1KHz is 1millisecond making the charge and discharge times 0.72/F or about 720us. Smaller C is better and R in megohms is about the upper limit for the 555, so C somewhere around 720us/megohms gives somewhere around 720pf. 720pf is almost a nf which is 0.001uf a nice standard value. So make C=0.001uf. Then R has to be like 720K. If R1 is the Vcc-connected resistor and R2 is the other one, maybe making R1=39K and R2=680K will do the trick. The charge time is 0.69*(680+39)K*0.001u=496us, and the discharge time is 0.69*680K*0.001u=469us. The frequency is then 1/(496u+469u)=1.036KHz and the duty is 496/(496+469)=0.513. Both of these numbers are nearly one half stock tolerance of R's,C's, and the 555 itself. If you're not worried about a little current, then make R1=10K and R2=720K. This makes charge time 0.69*730K*0.001u=504us and discharge 0.69*720K*0.001u=497us for a frequency of 1.001KHz and duty of 0.503. Close enough yet?

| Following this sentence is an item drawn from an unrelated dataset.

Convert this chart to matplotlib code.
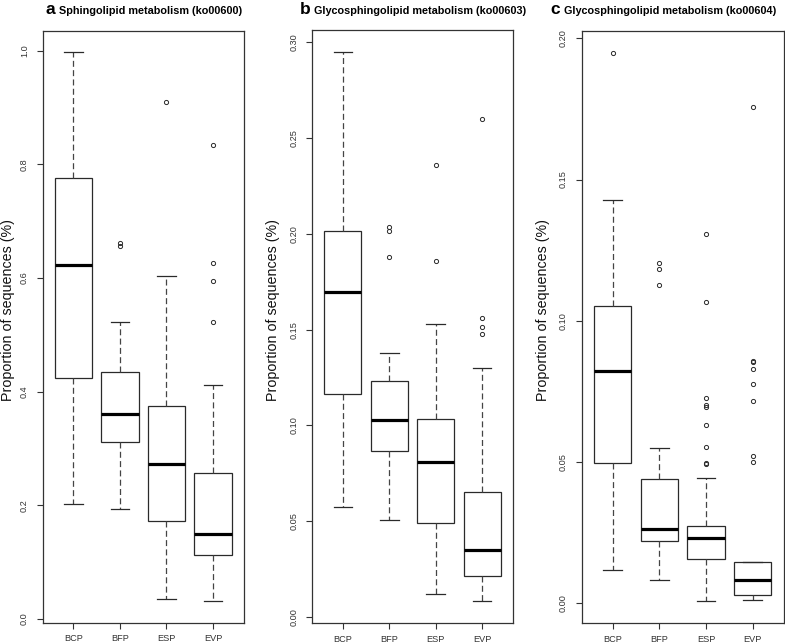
import matplotlib
matplotlib.use('agg')
import matplotlib.pyplot as plt
import numpy as np

plt.rcParams['font.family'] = ['Liberation Sans', 'DejaVu Sans']
plt.rcParams['lines.scale_dashes'] = False

groups = ['BCP', 'BFP', 'ESP', 'EVP']

# panel a: Sphingolipid metabolism (ko00600)
a_whislo = [0.2024, 0.194, 0.0352, 0.0317]
a_q1 = [0.4246, 0.312, 0.172, 0.1114]
a_med = [0.6235, 0.3607, 0.2733, 0.149]
a_q3 = [0.7766, 0.435, 0.3754, 0.2563]
a_whishi = [0.997, 0.523, 0.603, 0.412]
a_fliers = [[], [0.657, 0.662], [0.910], [0.834, 0.627, 0.595, 0.522]]

# panel b: Glycosphingolipid metabolism (ko00603)
b_whislo = [0.0573, 0.0507, 0.012, 0.0082]
b_q1 = [0.1162, 0.0867, 0.049, 0.0216]
b_med = [0.1698, 0.1026, 0.0807, 0.0348]
b_q3 = [0.2017, 0.1231, 0.1031, 0.0653]
b_whishi = [0.2949, 0.138, 0.1531, 0.1301]
b_fliers = [[], [0.2034, 0.2017, 0.1878], [0.236, 0.186],
            [0.2597, 0.1562, 0.1514, 0.1477]]

# panel c: Glycosphingolipid metabolism (ko00604)
c_whislo = [0.0119, 0.0081, 0.0007, 0.0013]
c_q1 = [0.0497, 0.0221, 0.0158, 0.0031]
c_med = [0.0824, 0.0264, 0.023, 0.0081]
c_q3 = [0.1051, 0.0439, 0.0272, 0.0148]
c_whishi = [0.1429, 0.0551, 0.0442, 0.0148]
c_fliers = [[0.1949], [0.1206, 0.1184, 0.1125],
            [0.1307, 0.1065, 0.0725, 0.0702, 0.0696, 0.063, 0.0554, 0.0497, 0.0492],
            [0.1755, 0.0859, 0.0855, 0.0828, 0.0776, 0.0716, 0.0521, 0.0499]]

panels = [
    ('a', 'Sphingolipid metabolism (ko00600)', a_whislo, a_q1, a_med, a_q3, a_whishi, a_fliers,
     [0.0, 0.2, 0.4, 0.6, 0.8, 1.0], '{:.1f}'),
    ('b', 'Glycosphingolipid metabolism (ko00603)', b_whislo, b_q1, b_med, b_q3, b_whishi, b_fliers,
     [0.0, 0.05, 0.10, 0.15, 0.20, 0.25, 0.30], '{:.2f}'),
    ('c', 'Glycosphingolipid metabolism (ko00604)', c_whislo, c_q1, c_med, c_q3, c_whishi, c_fliers,
     [0.0, 0.05, 0.10, 0.15, 0.20], '{:.2f}'),
]

W, H = 785, 644
fig = plt.figure(figsize=(W / 100, H / 100), dpi=100)

# axes boxes in pixels (left, right, top, bottom)
boxes_px = [(42.7, 243.7, 30.5, 622.7), (312.3, 512.7, 30, 623.3), (581.7, 783.5, 30.7, 623.3)]
label_off = [28, 32, 32]
letter_x = [45, 300, 550]
title_x = [59, 314, 564]

line_col = '#2a2a2a'
for (letter, title, wlo, q1, med, q3, whi, fl, yt, fmt), (l, r, t, b), lo_px, lx, tx in zip(
        panels, boxes_px, label_off, letter_x, title_x):
    ax = fig.add_axes([l / W, 1 - b / H, (r - l) / W, (b - t) / H])
    stats = []
    for i in range(4):
        stats.append(dict(label=groups[i], whislo=wlo[i], q1=q1[i], med=med[i],
                          q3=q3[i], whishi=whi[i], fliers=fl[i]))
    ax.bxp(stats, positions=[1, 2, 3, 4], widths=0.8, patch_artist=True,
           boxprops=dict(facecolor='white', edgecolor=line_col, linewidth=0.9),
           medianprops=dict(color='black', linewidth=2.3, solid_capstyle='butt'),
           whiskerprops=dict(color='#444444', linewidth=0.9, linestyle=(0, (4.3, 2.4))),
           capprops=dict(color=line_col, linewidth=0.9),
           flierprops=dict(marker='o', markersize=3, markerfacecolor='none',
                           markeredgecolor=line_col, markeredgewidth=0.7))
    allv = wlo + whi + [v for f in fl for v in f]
    lo, hi = min(allv), max(allv)
    pad = (hi - lo) * 0.04
    ax.set_ylim(lo - pad, hi + pad)
    ax.set_xlim(0.34, 4.66)
    ax.set_yticks(yt)
    ax.set_yticklabels([fmt.format(v) for v in yt], rotation=90, va='center')
    ax.set_xticks([1, 2, 3, 4])
    ax.set_xticklabels(groups)
    ax.tick_params(axis='both', length=4.3, width=0.8, color='#333333',
                   labelsize=6.6, labelcolor='#333333')
    ax.tick_params(axis='y', pad=5.5)
    ax.tick_params(axis='x', pad=4.0)
    for s in ax.spines.values():
        s.set_linewidth(0.9)
        s.set_color('#333333')
    ax.set_ylabel('Proportion of sequences (%)', fontsize=10.3, color='#111111')
    ax.yaxis.set_label_coords(-lo_px / (r - l), (b - 310) / (b - t))

    fig.text(lx / W, 1 - 14 / H, letter, fontsize=12.5, fontweight='bold', va='baseline')
    fig.text(tx / W, 1 - 14 / H, title, fontsize=7.8, fontweight='bold', va='baseline')

plt.savefig('out.png', dpi=100)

Rich Grise wrote in news: snipped-for-privacy@example.net:

I haven't used 555's much actually. :) I'd have to go back to the data sheet and some experimentation just to contribute specifically to the thread. Like Budgie, I don't like them much, they seem very loose for a standard, not an approach to an ideal the way the average op-amp is. I did use a 556 for a servo tester once though, it was helpful for that, but even then some simple means of direct voltage control would have been nice.

About programs, I agree. While good programming can solve things like this value predictor, there are limits to models. I never use SPICE modelling, I think electronics is as much art as science, and if I want that much detail I explore the real component's's oddities to see what helps and what doesn't. I actually do non-recommended things with op-amps at times when they work in the context I want, and I suspect a model wouldn't do this for me even if I could afford that kind of expensive software.

Chain curves have caused problems for mechanics computer design, and there's recently been work on imaging real ones to speed up the computer modelling. Likewise, modelling a bass guitar is harder than learning to play bass...

I suppose the more intelligent way to use that calculator is to enter duty cycles that are arbitarily close to and above but not exactly equal

50%. Of course, you wouldn't know to do this if all you've ever done is use calculators. Entering 50.3% , 1KHz, and C=0.001u, values obtained with some fairly rough insight into 555 operation, returns RA=8.64K and RB=716K- not std values according to my other formula derived mysteriously from additional applications insight, almost as good as, but a lot less fun than, the manual method.